Cerita berplot di Miami, Florida. Berarti anda akan sering melihat pantai, suhu yang panas, imigran ilegal dan mojito. Saya berbulan-bulan nonton Dexter cuma liat Miami capek juga. Apakah di Miami memang benar banyak kriminal, seperti yang ada di dalam skrip Dexter? Saya juga muak dengan cuaca di Indonesia.

Seperti yang telah dijelaskan diatas, berarti cerita tiap season bisa ditebak, karena pada dasarnya tiap season dexter ketemu musuh baru, bunuh dia, dan banyak naratif oleh dia sendiri. Tipe cerita yang ada dalam skrip Dexter adalah cerita yang sangat sangat berfokus ke Dexter, karena tiap season merupakan pengalaman baru yang dialami oleh Dexter. Berbeda dengan Game Of Thrones, yang tidak hanya berfokus ke Tyrion Lannister sebagai tokoh utama saja, tetapi juga fokus ke Daenerys Targaryen dan Jon Snow.
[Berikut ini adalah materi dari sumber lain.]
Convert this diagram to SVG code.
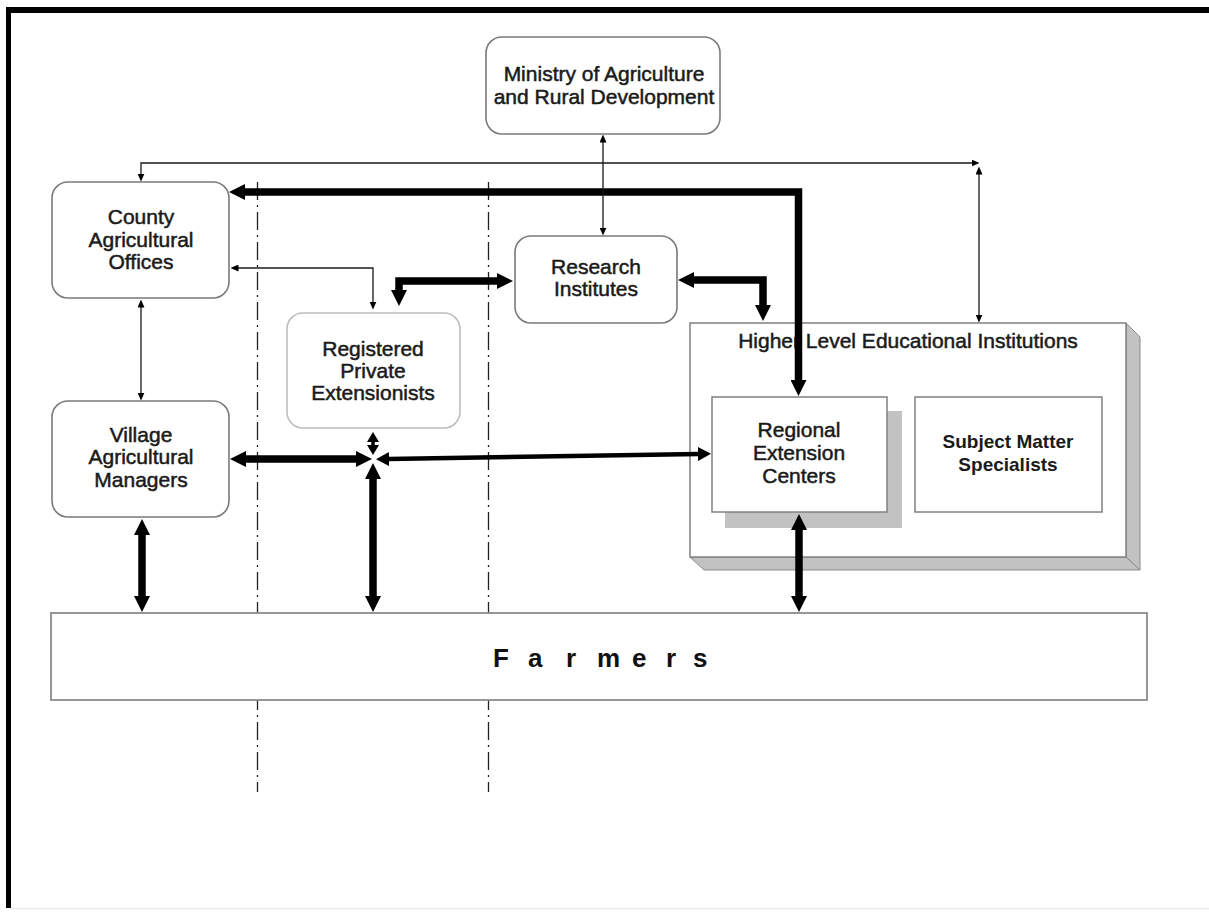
<svg xmlns="http://www.w3.org/2000/svg" width="1209" height="912" viewBox="0 0 1209 912">
<style>
  .box{fill:#fff;stroke:#7a7a7a;stroke-width:1.6}
  .lbox{fill:#fff;stroke:#bdbdbd;stroke-width:1.6}
  .sq{fill:#fff;stroke:#808080;stroke-width:1.5}
  .shade{fill:#c2c2c2;stroke:#8a8a8a;stroke-width:1}
  .t{font-family:"Liberation Sans",Arial,sans-serif;font-size:21px;fill:#1a1a1a;stroke:#1a1a1a;stroke-width:0.5;text-anchor:middle}
  .tb{font-family:"Liberation Sans",Arial,sans-serif;font-size:19px;font-weight:bold;fill:#1a1a1a;text-anchor:middle}
  .far{font-family:"Liberation Sans",Arial,sans-serif;font-size:26px;font-weight:bold;fill:#111}
  .thick{fill:none;stroke:#000;stroke-width:7.5;stroke-linejoin:miter;marker-start:url(#hT);marker-end:url(#hT)}
  .med{fill:none;stroke:#000;stroke-width:4.5;marker-start:url(#hM);marker-end:url(#hM)}
  .sm{fill:none;stroke:#000;stroke-width:3.5;marker-start:url(#hS);marker-end:url(#hS)}
  .thin{fill:none;stroke:#1a1a1a;stroke-width:1.3;marker-start:url(#hN);marker-end:url(#hN)}
  .dd{fill:none;stroke:#222;stroke-width:1.3;stroke-dasharray:18 5 2 5}
</style>
<defs>
  <marker id="hT" markerUnits="userSpaceOnUse" viewBox="0 -8 16 16" markerWidth="16" markerHeight="16" refX="1" refY="0" orient="auto-start-reverse"><path d="M0,-8 L16,0 L0,8 z" fill="#000"/></marker>
  <marker id="hM" markerUnits="userSpaceOnUse" viewBox="0 -7 13 14" markerWidth="13" markerHeight="14" refX="1" refY="0" orient="auto-start-reverse"><path d="M0,-7 L13,0 L0,7 z" fill="#000"/></marker>
  <marker id="hS" markerUnits="userSpaceOnUse" viewBox="0 -6 10 12" markerWidth="10" markerHeight="12" refX="1" refY="0" orient="auto-start-reverse"><path d="M0,-6 L10,0 L0,6 z" fill="#000"/></marker>
  <marker id="hN" markerUnits="userSpaceOnUse" viewBox="0 -3.5 8 7" markerWidth="8" markerHeight="7" refX="0.5" refY="0" orient="auto-start-reverse"><path d="M0,-3.5 L8,0 L0,3.5 z" fill="#000"/></marker>
</defs>

<rect x="0" y="0" width="1209" height="912" fill="#fff"/>
<!-- frame -->
<rect x="6" y="7" width="1203" height="6" fill="#000"/>
<rect x="6" y="7" width="5" height="901" fill="#000"/>
<line x1="11" y1="908.5" x2="1209" y2="908.5" stroke="#f0f0ee" stroke-width="2"/>

<!-- dash-dot separators -->
<g id="separators">
  <line class="dd" x1="257.5" y1="182" x2="257.5" y2="792"/>
  <line class="dd" x1="488.5" y1="182" x2="488.5" y2="792"/>
</g>

<g id="ministry">
  <rect class="box" x="486" y="37" width="234" height="97" rx="16"/>
  <text class="t" x="604" y="81">Ministry of Agriculture</text>
  <text class="t" x="604" y="104">and Rural Development</text>
</g>

<g id="county">
  <rect class="box" x="52" y="182" width="177" height="116" rx="16"/>
  <text class="t" x="141" y="224">County</text>
  <text class="t" x="141" y="247">Agricultural</text>
  <text class="t" x="141" y="269">Offices</text>
</g>

<g id="research">
  <rect class="box" x="515" y="236" width="162" height="87" rx="16"/>
  <text class="t" x="596" y="274">Research</text>
  <text class="t" x="596" y="296">Institutes</text>
</g>

<g id="registered">
  <rect class="lbox" x="287" y="313" width="173" height="115" rx="16"/>
  <text class="t" x="373" y="356">Registered</text>
  <text class="t" x="373" y="378">Private</text>
  <text class="t" x="373" y="400">Extensionists</text>
</g>

<g id="village">
  <rect class="box" x="52" y="401" width="177" height="116" rx="16"/>
  <text class="t" x="141" y="442">Village</text>
  <text class="t" x="141" y="464">Agricultural</text>
  <text class="t" x="141" y="487">Managers</text>
</g>

<g id="hlei">
  <polygon class="shade" points="1126,323 1140,337 1140,570 1126,557"/>
  <polygon class="shade" points="690,557 1126,557 1140,570 704,570"/>
  <rect class="sq" x="690" y="323" width="436" height="234"/>
  <text class="t" x="908" y="348">Higher Level Educational Institutions</text>
</g>

<g id="regional">
  <rect x="725" y="411" width="177" height="117" fill="#c2c2c2"/>
  <rect class="sq" x="712" y="397" width="175" height="115"/>
  <text class="t" x="799" y="437">Regional</text>
  <text class="t" x="799" y="460">Extension</text>
  <text class="t" x="799" y="483">Centers</text>
</g>

<g id="subject">
  <rect class="sq" x="915" y="397" width="187" height="115"/>
  <text class="tb" x="1008" y="448">Subject Matter</text>
  <text class="tb" x="1008" y="471">Specialists</text>
</g>

<g id="farmers">
  <rect x="51" y="613" width="1096" height="87" fill="#fff" stroke="#8c8c8c" stroke-width="1.8"/>
  <text class="far" x="493 528 566 597 632 666 693" y="667">Farmers</text>
</g>

<g id="connectors">
  <!-- thick -->
  <path class="thick" d="M244,192 H798.5 V381"/>
  <path class="thick" d="M498,281 H399 V291"/>
  <path class="thick" d="M693,280 H763 V306"/>
  <path class="thick" d="M245,459 H357"/>
  <path class="thick" d="M373,478 V597"/>
  <path class="thick" d="M142,534 V597"/>
  <path class="thick" d="M799,529 V597"/>
  <!-- medium -->
  <path class="med" d="M388,459 L699,454"/>
  <path class="sm" d="M373,441 V446"/>
  <!-- thin -->
  <path class="thin" d="M141,174 V163 H972"/>
  <path class="thin" d="M979,174 V315"/>
  <path class="thin" d="M603,142 V228"/>
  <path class="thin" d="M238,268 H373 V302"/>
  <path class="thin" d="M141,307 V393"/>
</g>
</svg>
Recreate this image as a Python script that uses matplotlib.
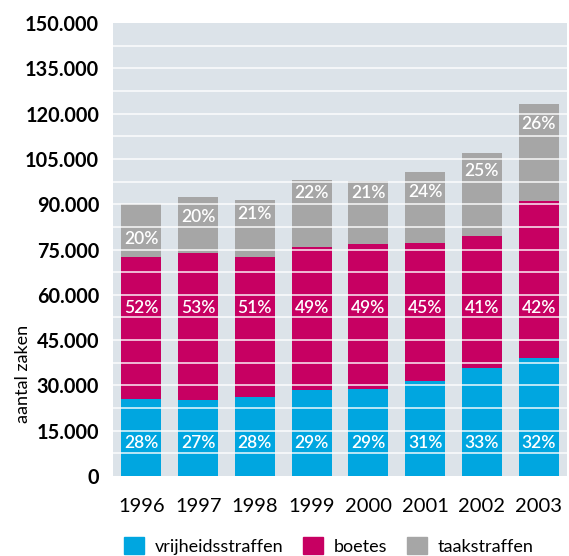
import numpy as np
import matplotlib.pyplot as plt
from matplotlib.patches import Patch
from matplotlib.ticker import MultipleLocator, FuncFormatter

# Data (aantal zaken per jaar)
years = ['1996', '1997', '1998', '1999', '2000', '2001', '2002', '2003']
vrijheid = np.array([25500, 25200, 26200, 28500, 28800, 31400, 35800, 39100])
boetes = np.array([47100, 48700, 46400, 47400, 48000, 45700, 43700, 52000])
taak = np.array([17400, 18600, 18800, 22100, 20900, 23500, 27500, 32100])

pct_vrij = ['28%', '27%', '28%', '29%', '29%', '31%', '33%', '32%']
pct_boetes = ['52%', '53%', '51%', '49%', '49%', '45%', '41%', '42%']
pct_taak = ['20%', '20%', '21%', '22%', '21%', '24%', '25%', '26%']

# y-position of the taakstraffen labels (they are not centred in the bar)
taak_label_y = [78400, 85700, 86800, 93600, 93800, 94100, 101100, 116400]

c_blue = '#00a6e0'
c_mag = '#c70062'
c_grey = '#a6a6a6'
c_bg = '#dce3e9'

plt.rcParams['font.family'] = ['Lato', 'DejaVu Sans']

fig = plt.figure(figsize=(5.69, 5.56), dpi=100)
ax = fig.add_axes([113/569, 1 - 476/556, 454/569, 453/556])
ax.set_facecolor(c_bg)

x = np.arange(len(years))
w = 0.705
ax.bar(x, vrijheid, w, color=c_blue, zorder=2)
ax.bar(x, boetes, w, bottom=vrijheid, color=c_mag, zorder=2)
ax.bar(x, taak, w, bottom=vrijheid + boetes, color=c_grey, zorder=2)

# white grid lines drawn over the bars
for yv in np.arange(7500, 150000, 7500):
    ax.axhline(yv, color='white', lw=1.2, alpha=0.85, zorder=3)

lab = dict(color='white', fontsize=12.5, fontweight='semibold', ha='center', va='center', zorder=4)
for i in x:
    ax.text(i, 11000, pct_vrij[i], **lab)
    ax.text(i, 55600, pct_boetes[i], **lab)
    ax.text(i, taak_label_y[i], pct_taak[i], **lab)

ax.set_xlim(-0.5, len(years) - 0.5)
ax.set_ylim(0, 150000)
ax.yaxis.set_major_locator(MultipleLocator(15000))
ax.yaxis.set_major_formatter(FuncFormatter(lambda v, p: f'{int(v):,}'.replace(',', '.')))
ax.set_xticks(x)
ax.set_xticklabels(years, fontsize=14.5)
for t in ax.get_yticklabels():
    t.set_fontsize(14.3)
    t.set_fontweight('bold')
ax.tick_params(length=0)
ax.tick_params(axis='y', pad=10)
ax.tick_params(axis='x', pad=16)
for s in ax.spines.values():
    s.set_visible(False)

ax.set_ylabel('aantal zaken', fontsize=13)
ax.yaxis.set_label_coords(-0.18, 0.225)

handles = [Patch(color=c_blue, label='vrijheidsstraffen'),
           Patch(color=c_mag, label='boetes'),
           Patch(color=c_grey, label='taakstraffen')]
fig.legend(handles=handles, loc='center left', bbox_to_anchor=(115/569, 1 - 546/556),
           ncol=3, frameon=False, fontsize=13, handlelength=1.1, handleheight=1.1,
           handletextpad=0.6, columnspacing=1.1, borderpad=0)

fig.savefig('out.png', dpi=100)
Sekian interview saya tentang TV Show Dexter. Kesimpulannya adalah kalau anda tidak sempat menonton dari season 1, tidak masalah. Tiap perubahan yang diberikan dari season sebelumnya tidak terlalu berpengaruh terhadap season berikutnya. Jadi kalo misalnya anda bingung dengan karakter yang season sebelumnya ada tetapi season selanjutnya tidak ada, gak usah panik. Memang teknik pengolahan karakternya payah.